● **INSTRUCTIONS FOR THE TASK**
Below is a listing to transcribe in full and exactly; keep the pictures out.

● **SUPPLIED DATA**
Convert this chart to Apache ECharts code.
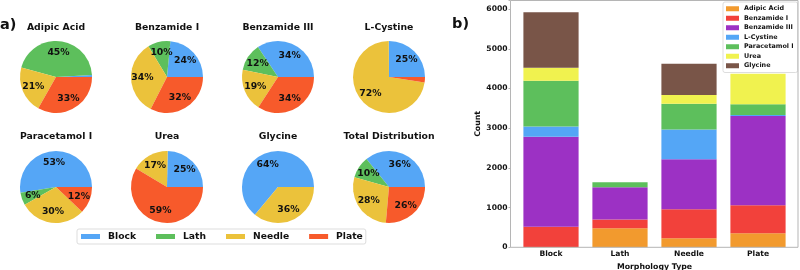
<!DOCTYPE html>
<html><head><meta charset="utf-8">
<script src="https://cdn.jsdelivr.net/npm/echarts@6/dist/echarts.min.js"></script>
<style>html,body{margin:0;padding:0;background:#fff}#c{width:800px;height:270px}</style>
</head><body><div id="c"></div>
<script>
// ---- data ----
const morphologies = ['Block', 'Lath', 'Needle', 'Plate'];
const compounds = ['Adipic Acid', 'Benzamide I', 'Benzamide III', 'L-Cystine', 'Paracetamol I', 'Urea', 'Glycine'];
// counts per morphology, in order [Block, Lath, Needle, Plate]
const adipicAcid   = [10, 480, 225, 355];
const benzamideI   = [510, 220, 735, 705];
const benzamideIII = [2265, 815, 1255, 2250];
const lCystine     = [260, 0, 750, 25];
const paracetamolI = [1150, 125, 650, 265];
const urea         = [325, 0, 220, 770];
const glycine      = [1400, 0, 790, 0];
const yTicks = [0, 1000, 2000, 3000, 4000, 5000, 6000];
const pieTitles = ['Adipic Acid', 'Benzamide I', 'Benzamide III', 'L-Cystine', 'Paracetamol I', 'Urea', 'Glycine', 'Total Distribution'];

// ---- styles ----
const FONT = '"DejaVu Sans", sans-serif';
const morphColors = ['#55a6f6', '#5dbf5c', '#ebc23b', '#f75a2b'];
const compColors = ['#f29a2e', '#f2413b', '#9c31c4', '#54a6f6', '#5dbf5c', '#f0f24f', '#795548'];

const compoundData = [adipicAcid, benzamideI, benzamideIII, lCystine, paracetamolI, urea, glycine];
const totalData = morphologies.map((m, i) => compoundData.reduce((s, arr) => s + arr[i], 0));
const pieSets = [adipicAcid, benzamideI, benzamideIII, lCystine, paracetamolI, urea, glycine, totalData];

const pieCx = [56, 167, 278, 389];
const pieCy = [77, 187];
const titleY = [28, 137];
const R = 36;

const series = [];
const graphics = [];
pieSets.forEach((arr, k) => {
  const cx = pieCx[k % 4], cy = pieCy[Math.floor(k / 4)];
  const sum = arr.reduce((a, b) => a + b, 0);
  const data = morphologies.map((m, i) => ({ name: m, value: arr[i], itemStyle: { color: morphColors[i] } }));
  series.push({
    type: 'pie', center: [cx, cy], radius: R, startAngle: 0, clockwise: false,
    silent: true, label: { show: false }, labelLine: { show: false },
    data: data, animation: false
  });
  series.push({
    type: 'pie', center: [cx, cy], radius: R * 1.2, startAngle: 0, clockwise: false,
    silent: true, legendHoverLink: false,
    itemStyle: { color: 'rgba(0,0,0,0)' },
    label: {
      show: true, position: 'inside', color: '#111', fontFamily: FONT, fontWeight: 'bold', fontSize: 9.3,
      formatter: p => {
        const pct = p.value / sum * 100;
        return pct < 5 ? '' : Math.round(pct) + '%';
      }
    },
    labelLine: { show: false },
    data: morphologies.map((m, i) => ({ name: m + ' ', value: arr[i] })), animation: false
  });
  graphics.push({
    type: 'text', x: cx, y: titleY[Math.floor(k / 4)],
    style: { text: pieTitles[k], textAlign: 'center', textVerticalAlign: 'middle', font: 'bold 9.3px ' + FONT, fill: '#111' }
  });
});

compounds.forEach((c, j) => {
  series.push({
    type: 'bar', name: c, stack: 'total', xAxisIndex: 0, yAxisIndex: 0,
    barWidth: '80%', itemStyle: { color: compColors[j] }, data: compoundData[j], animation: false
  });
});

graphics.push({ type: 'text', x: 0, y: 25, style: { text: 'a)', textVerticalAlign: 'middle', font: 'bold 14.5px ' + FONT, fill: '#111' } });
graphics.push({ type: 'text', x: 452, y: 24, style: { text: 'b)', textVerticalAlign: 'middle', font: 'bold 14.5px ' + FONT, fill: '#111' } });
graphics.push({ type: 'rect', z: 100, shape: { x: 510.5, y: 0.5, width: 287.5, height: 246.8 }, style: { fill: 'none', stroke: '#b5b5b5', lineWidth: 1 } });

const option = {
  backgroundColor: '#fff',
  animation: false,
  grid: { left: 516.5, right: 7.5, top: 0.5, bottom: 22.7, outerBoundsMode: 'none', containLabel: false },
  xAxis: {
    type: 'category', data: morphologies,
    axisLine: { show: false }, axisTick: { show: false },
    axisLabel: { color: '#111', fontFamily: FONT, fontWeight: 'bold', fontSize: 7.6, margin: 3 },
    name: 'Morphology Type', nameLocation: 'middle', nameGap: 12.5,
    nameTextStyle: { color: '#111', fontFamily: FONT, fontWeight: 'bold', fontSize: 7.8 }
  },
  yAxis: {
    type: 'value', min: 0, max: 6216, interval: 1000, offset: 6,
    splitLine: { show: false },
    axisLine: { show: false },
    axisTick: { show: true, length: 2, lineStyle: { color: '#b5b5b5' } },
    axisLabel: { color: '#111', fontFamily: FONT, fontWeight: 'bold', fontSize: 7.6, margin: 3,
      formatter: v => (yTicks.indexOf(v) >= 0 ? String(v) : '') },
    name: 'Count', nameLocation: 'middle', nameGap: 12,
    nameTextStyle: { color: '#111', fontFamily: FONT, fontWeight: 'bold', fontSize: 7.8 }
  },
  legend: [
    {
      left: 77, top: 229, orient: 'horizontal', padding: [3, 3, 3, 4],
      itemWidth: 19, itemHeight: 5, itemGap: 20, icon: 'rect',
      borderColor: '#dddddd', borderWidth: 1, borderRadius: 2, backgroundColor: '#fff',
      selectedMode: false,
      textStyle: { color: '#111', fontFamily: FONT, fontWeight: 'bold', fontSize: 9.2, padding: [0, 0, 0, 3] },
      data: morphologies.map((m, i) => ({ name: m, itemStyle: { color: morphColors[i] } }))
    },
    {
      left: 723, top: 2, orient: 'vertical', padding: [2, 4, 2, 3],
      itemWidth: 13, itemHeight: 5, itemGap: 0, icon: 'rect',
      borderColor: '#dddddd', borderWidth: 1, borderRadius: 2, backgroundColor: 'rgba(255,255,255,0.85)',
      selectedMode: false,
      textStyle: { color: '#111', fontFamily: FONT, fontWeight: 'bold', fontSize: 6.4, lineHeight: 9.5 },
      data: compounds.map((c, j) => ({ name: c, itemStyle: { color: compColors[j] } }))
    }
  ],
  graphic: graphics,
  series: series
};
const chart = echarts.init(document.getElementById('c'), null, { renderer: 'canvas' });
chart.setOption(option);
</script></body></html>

● **EXERCISE SOLUTION**
Convert this chart to Apache ECharts code.
<!DOCTYPE html>
<html><head><meta charset="utf-8">
<script src="https://cdn.jsdelivr.net/npm/echarts@6/dist/echarts.min.js"></script>
<style>html,body{margin:0;padding:0;background:#fff}#c{width:800px;height:270px}</style>
</head><body><div id="c"></div>
<script>
// ---- data ----
const morphologies = ['Block', 'Lath', 'Needle', 'Plate'];
const compounds = ['Adipic Acid', 'Benzamide I', 'Benzamide III', 'L-Cystine', 'Paracetamol I', 'Urea', 'Glycine'];
// counts per morphology, in order [Block, Lath, Needle, Plate]
const adipicAcid   = [10, 480, 225, 355];
const benzamideI   = [510, 220, 735, 705];
const benzamideIII = [2265, 815, 1255, 2250];
const lCystine     = [260, 0, 750, 25];
const paracetamolI = [1150, 125, 650, 265];
const urea         = [325, 0, 220, 770];
const glycine      = [1400, 0, 790, 0];
const yTicks = [0, 1000, 2000, 3000, 4000, 5000, 6000];
const pieTitles = ['Adipic Acid', 'Benzamide I', 'Benzamide III', 'L-Cystine', 'Paracetamol I', 'Urea', 'Glycine', 'Total Distribution'];

// ---- styles ----
const FONT = '"DejaVu Sans", sans-serif';
const morphColors = ['#55a6f6', '#5dbf5c', '#ebc23b', '#f75a2b'];
const compColors = ['#f29a2e', '#f2413b', '#9c31c4', '#54a6f6', '#5dbf5c', '#f0f24f', '#795548'];

const compoundData = [adipicAcid, benzamideI, benzamideIII, lCystine, paracetamolI, urea, glycine];
const totalData = morphologies.map((m, i) => compoundData.reduce((s, arr) => s + arr[i], 0));
const pieSets = [adipicAcid, benzamideI, benzamideIII, lCystine, paracetamolI, urea, glycine, totalData];

const pieCx = [56, 167, 278, 389];
const pieCy = [77, 187];
const titleY = [28, 137];
const R = 36;

const series = [];
const graphics = [];
pieSets.forEach((arr, k) => {
  const cx = pieCx[k % 4], cy = pieCy[Math.floor(k / 4)];
  const sum = arr.reduce((a, b) => a + b, 0);
  const data = morphologies.map((m, i) => ({ name: m, value: arr[i], itemStyle: { color: morphColors[i] } }));
  series.push({
    type: 'pie', center: [cx, cy], radius: R, startAngle: 0, clockwise: false,
    silent: true, label: { show: false }, labelLine: { show: false },
    data: data, animation: false
  });
  series.push({
    type: 'pie', center: [cx, cy], radius: R * 1.2, startAngle: 0, clockwise: false,
    silent: true, legendHoverLink: false,
    itemStyle: { color: 'rgba(0,0,0,0)' },
    label: {
      show: true, position: 'inside', color: '#111', fontFamily: FONT, fontWeight: 'bold', fontSize: 9.3,
      formatter: p => {
        const pct = p.value / sum * 100;
        return pct < 5 ? '' : Math.round(pct) + '%';
      }
    },
    labelLine: { show: false },
    data: morphologies.map((m, i) => ({ name: m + ' ', value: arr[i] })), animation: false
  });
  graphics.push({
    type: 'text', x: cx, y: titleY[Math.floor(k / 4)],
    style: { text: pieTitles[k], textAlign: 'center', textVerticalAlign: 'middle', font: 'bold 9.3px ' + FONT, fill: '#111' }
  });
});

compounds.forEach((c, j) => {
  series.push({
    type: 'bar', name: c, stack: 'total', xAxisIndex: 0, yAxisIndex: 0,
    barWidth: '80%', itemStyle: { color: compColors[j] }, data: compoundData[j], animation: false
  });
});

graphics.push({ type: 'text', x: 0, y: 25, style: { text: 'a)', textVerticalAlign: 'middle', font: 'bold 14.5px ' + FONT, fill: '#111' } });
graphics.push({ type: 'text', x: 452, y: 24, style: { text: 'b)', textVerticalAlign: 'middle', font: 'bold 14.5px ' + FONT, fill: '#111' } });
graphics.push({ type: 'rect', z: 100, shape: { x: 510.5, y: 0.5, width: 287.5, height: 246.8 }, style: { fill: 'none', stroke: '#b5b5b5', lineWidth: 1 } });

const option = {
  backgroundColor: '#fff',
  animation: false,
  grid: { left: 516.5, right: 7.5, top: 0.5, bottom: 22.7, outerBoundsMode: 'none', containLabel: false },
  xAxis: {
    type: 'category', data: morphologies,
    axisLine: { show: false }, axisTick: { show: false },
    axisLabel: { color: '#111', fontFamily: FONT, fontWeight: 'bold', fontSize: 7.6, margin: 3 },
    name: 'Morphology Type', nameLocation: 'middle', nameGap: 12.5,
    nameTextStyle: { color: '#111', fontFamily: FONT, fontWeight: 'bold', fontSize: 7.8 }
  },
  yAxis: {
    type: 'value', min: 0, max: 6216, interval: 1000, offset: 6,
    splitLine: { show: false },
    axisLine: { show: false },
    axisTick: { show: true, length: 2, lineStyle: { color: '#b5b5b5' } },
    axisLabel: { color: '#111', fontFamily: FONT, fontWeight: 'bold', fontSize: 7.6, margin: 3,
      formatter: v => (yTicks.indexOf(v) >= 0 ? String(v) : '') },
    name: 'Count', nameLocation: 'middle', nameGap: 12,
    nameTextStyle: { color: '#111', fontFamily: FONT, fontWeight: 'bold', fontSize: 7.8 }
  },
  legend: [
    {
      left: 77, top: 229, orient: 'horizontal', padding: [3, 3, 3, 4],
      itemWidth: 19, itemHeight: 5, itemGap: 20, icon: 'rect',
      borderColor: '#dddddd', borderWidth: 1, borderRadius: 2, backgroundColor: '#fff',
      selectedMode: false,
      textStyle: { color: '#111', fontFamily: FONT, fontWeight: 'bold', fontSize: 9.2, padding: [0, 0, 0, 3] },
      data: morphologies.map((m, i) => ({ name: m, itemStyle: { color: morphColors[i] } }))
    },
    {
      left: 723, top: 2, orient: 'vertical', padding: [2, 4, 2, 3],
      itemWidth: 13, itemHeight: 5, itemGap: 0, icon: 'rect',
      borderColor: '#dddddd', borderWidth: 1, borderRadius: 2, backgroundColor: 'rgba(255,255,255,0.85)',
      selectedMode: false,
      textStyle: { color: '#111', fontFamily: FONT, fontWeight: 'bold', fontSize: 6.4, lineHeight: 9.5 },
      data: compounds.map((c, j) => ({ name: c, itemStyle: { color: compColors[j] } }))
    }
  ],
  graphic: graphics,
  series: series
};
const chart = echarts.init(document.getElementById('c'), null, { renderer: 'canvas' });
chart.setOption(option);
</script></body></html>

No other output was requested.